Automakers are facing a crushing $14 billion in fines under the Biden administration’s proposal to hike fuel economy standards through 2032.
An automotive group called Biden’s proposal “unfeasible.”
The Alliance for Automotive Innovation said the National Highway Traffic Safety Administration Corporate Average Fuel Economy proposal “exceeds maximum feasibility,” adding that the agency projects automakers will pay over $14 billion in non-compliance fines “between 2027 and 2032.”
According to a report from the Epoch Times, the group added that those fines would impact one in every two light trucks and one in every three passenger cars in 2027–2032.
Amid global efforts to push for reduced vehicle emissions and shift to electric vehicles, the cost is creating resistance in the industry.
As The Daily Fetched reported earlier this year, Ford Motor Company projected a $4.5 billion loss for electric vehicles in its second-quarter financial results for 2023.
The figure is nearly twice its $2.1 billion loss on its Model E division in 2022.
Despite the EV losses, Ford posted a $1.9 billion net income, bringing in $45 billion in net revenue.
The company also earned $2.4 billion in its commercial division, Ford Pro, while its gas and hybrid division, Ford Blue, earned $2.3 billion.
Ford CEO Jim Farley said, “The near-term pace of EV adoption will be a little slower than expected, which is going to benefit early movers like Ford.”
“EV customers are brand loyal, and we’re winning lots of them with our high-volume, first-generation products; we’re making smart investments in capabilities and capacity around the world; and, while others are trying to catch up, we have clean-sheet, next-generation products in advanced development that will blow people away.”
“The shift to powerful digital experiences and breakthrough EVs is underway and going to be volatile, so being able to guide customers through and adapt to the pace of adoption are big advantages for us,” Farley added.
“Ford+ is making us more resilient, efficient, and profitable, which you can see in Ford Pro’s breakout second-quarter revenue improvement (22%) and EBIT margin (15%).”
On Monday, European Union ministers agreed to dilute a proposal on new vehicle emissions.
A NHTSA spokesperson said the estimate represents the agency forecast and is “consistent with our statutory obligations.”
The spokesperson also noted automakers “are free to use electric vehicles to comply and avoid penalties altogether.”
“The number of non-compliant vehicles and manufacturers projected exceeds reason and, simply put, will increase costs to the American consumer with absolutely no environmental or fuel savings benefits,” the auto group said.

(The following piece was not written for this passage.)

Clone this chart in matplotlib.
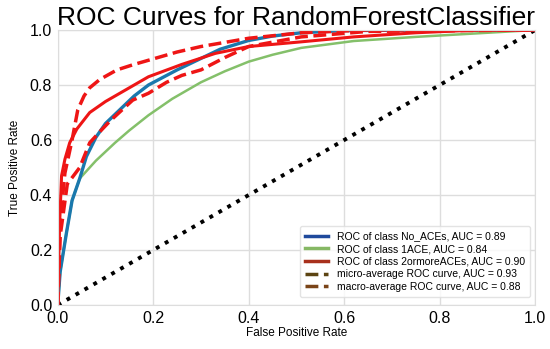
import matplotlib.pyplot as plt
from matplotlib.lines import Line2D

plt.rcParams['font.family'] = ['Liberation Sans', 'DejaVu Sans']

# ROC points
fpr_no = [0.0, 0.005, 0.018, 0.03, 0.046, 0.06, 0.08, 0.10, 0.13, 0.16, 0.19, 0.25, 0.28,
          0.34, 0.40, 0.45, 0.51, 0.60, 0.80, 1.0]
tpr_no = [0.0, 0.12, 0.26, 0.38, 0.46, 0.54, 0.61, 0.66, 0.71, 0.76, 0.80, 0.855, 0.88,
          0.93, 0.962, 0.978, 0.99, 0.998, 1.0, 1.0]

fpr_1ace = [0.0, 0.005, 0.018, 0.03, 0.046, 0.08, 0.12, 0.15, 0.19, 0.24, 0.30, 0.35,
            0.40, 0.45, 0.51, 0.62, 0.75, 0.90, 1.0]
tpr_1ace = [0.0, 0.12, 0.26, 0.38, 0.46, 0.525, 0.59, 0.635, 0.69, 0.75, 0.81, 0.85,
            0.885, 0.91, 0.935, 0.96, 0.975, 0.99, 1.0]

fpr_2more = [0.0, 0.004, 0.008, 0.015, 0.025, 0.04, 0.067, 0.10, 0.13, 0.16, 0.19, 0.26,
             0.33, 0.40, 0.51, 0.62, 0.75, 0.88, 1.0]
tpr_2more = [0.0, 0.30, 0.47, 0.53, 0.59, 0.64, 0.70, 0.74, 0.77, 0.80, 0.83, 0.875,
             0.915, 0.94, 0.957, 0.975, 0.99, 1.0, 1.0]

fpr_micro = [0.0, 0.005, 0.015, 0.03, 0.042, 0.055, 0.067, 0.088, 0.124, 0.16, 0.19, 0.25,
             0.30, 0.40, 0.51, 0.65, 1.0]
tpr_micro = [0.0, 0.30, 0.48, 0.60, 0.71, 0.76, 0.79, 0.82, 0.855, 0.875, 0.89, 0.92,
             0.94, 0.97, 0.99, 1.0, 1.0]

fpr_macro = [0.0, 0.005, 0.02, 0.046, 0.067, 0.088, 0.11, 0.135, 0.157, 0.19, 0.228, 0.26,
             0.30, 0.35, 0.40, 0.51, 0.65, 1.0]
tpr_macro = [0.0, 0.25, 0.44, 0.50, 0.59, 0.63, 0.67, 0.71, 0.745, 0.77, 0.81, 0.835,
             0.855, 0.90, 0.94, 0.975, 0.995, 1.0]

labels = ['ROC of class No_ACEs, AUC = 0.89',
          'ROC of class 1ACE, AUC = 0.84',
          'ROC of class 2ormoreACEs, AUC = 0.90',
          'micro-average ROC curve, AUC = 0.93',
          'macro-average ROC curve, AUC = 0.88']

fig = plt.figure(figsize=(5.5, 3.49), dpi=100)
ax = fig.add_axes([0.105, 0.126, 0.868, 0.788])

ax.plot([0, 1], [0, 1], color='black', linestyle=':', linewidth=2.8)
ax.plot(fpr_1ace, tpr_1ace, color='#84c06a', linewidth=1.8)
ax.plot(fpr_no, tpr_no, color='#1a78ad', linewidth=2.4)
ax.plot(fpr_2more, tpr_2more, color='#ee1515', linewidth=2.2)
ax.plot(fpr_micro, tpr_micro, color='#ee1515', linestyle='--', linewidth=2.5)
ax.plot(fpr_macro, tpr_macro, color='#ee1515', linestyle='--', linewidth=2.5)

# legend handles look darker than the plotted lines in the reference
handles = [Line2D([], [], color='#1f4a9c', linewidth=2.5),
           Line2D([], [], color='#86b864', linewidth=2.5),
           Line2D([], [], color='#a8301c', linewidth=2.5),
           Line2D([], [], color='#5c4412', linewidth=2.5, linestyle='--'),
           Line2D([], [], color='#7a4418', linewidth=2.5, linestyle='--')]
leg = ax.legend(handles, labels, loc='lower right', fontsize=7.5, frameon=True,
                handlelength=2.2, labelspacing=0.25, borderpad=0.5,
                bbox_to_anchor=(1.0, 0.01))
leg.get_frame().set_edgecolor('#dddddd')

ax.set_xlim(0, 1)
ax.set_ylim(0, 1)
ax.set_xticks([0, 0.2, 0.4, 0.6, 0.8, 1.0])
ax.set_yticks([0, 0.2, 0.4, 0.6, 0.8, 1.0])
ax.tick_params(axis='both', which='both', length=0, labelsize=11.5, pad=4)
ax.grid(True, color='#dddddd', linewidth=1)
ax.set_axisbelow(True)
for spine in ax.spines.values():
    spine.set_color('#dddddd')

ax.set_title('ROC Curves for RandomForestClassifier', fontsize=19, pad=2)
ax.set_xlabel('False Positive Rate', fontsize=8.5, labelpad=1)
ax.set_ylabel('True Positive Rate', fontsize=8.5, labelpad=6)

fig.savefig('out.png', dpi=100)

The “projected $3,000 average price increase over today’s vehicles is likely to decrease sales and increase the average age of vehicles on our roads.
According to a Reuters report from June, Stellantis and GM paid a total of $363 million in CAFE fines for failing to meet U.S. fuel economy requirements for prior model years.
The record-setting penalties include $235.5 million for Stellantis for the 2018 and 2019 model years and $128.2 million for GM covering 2016 and 2017.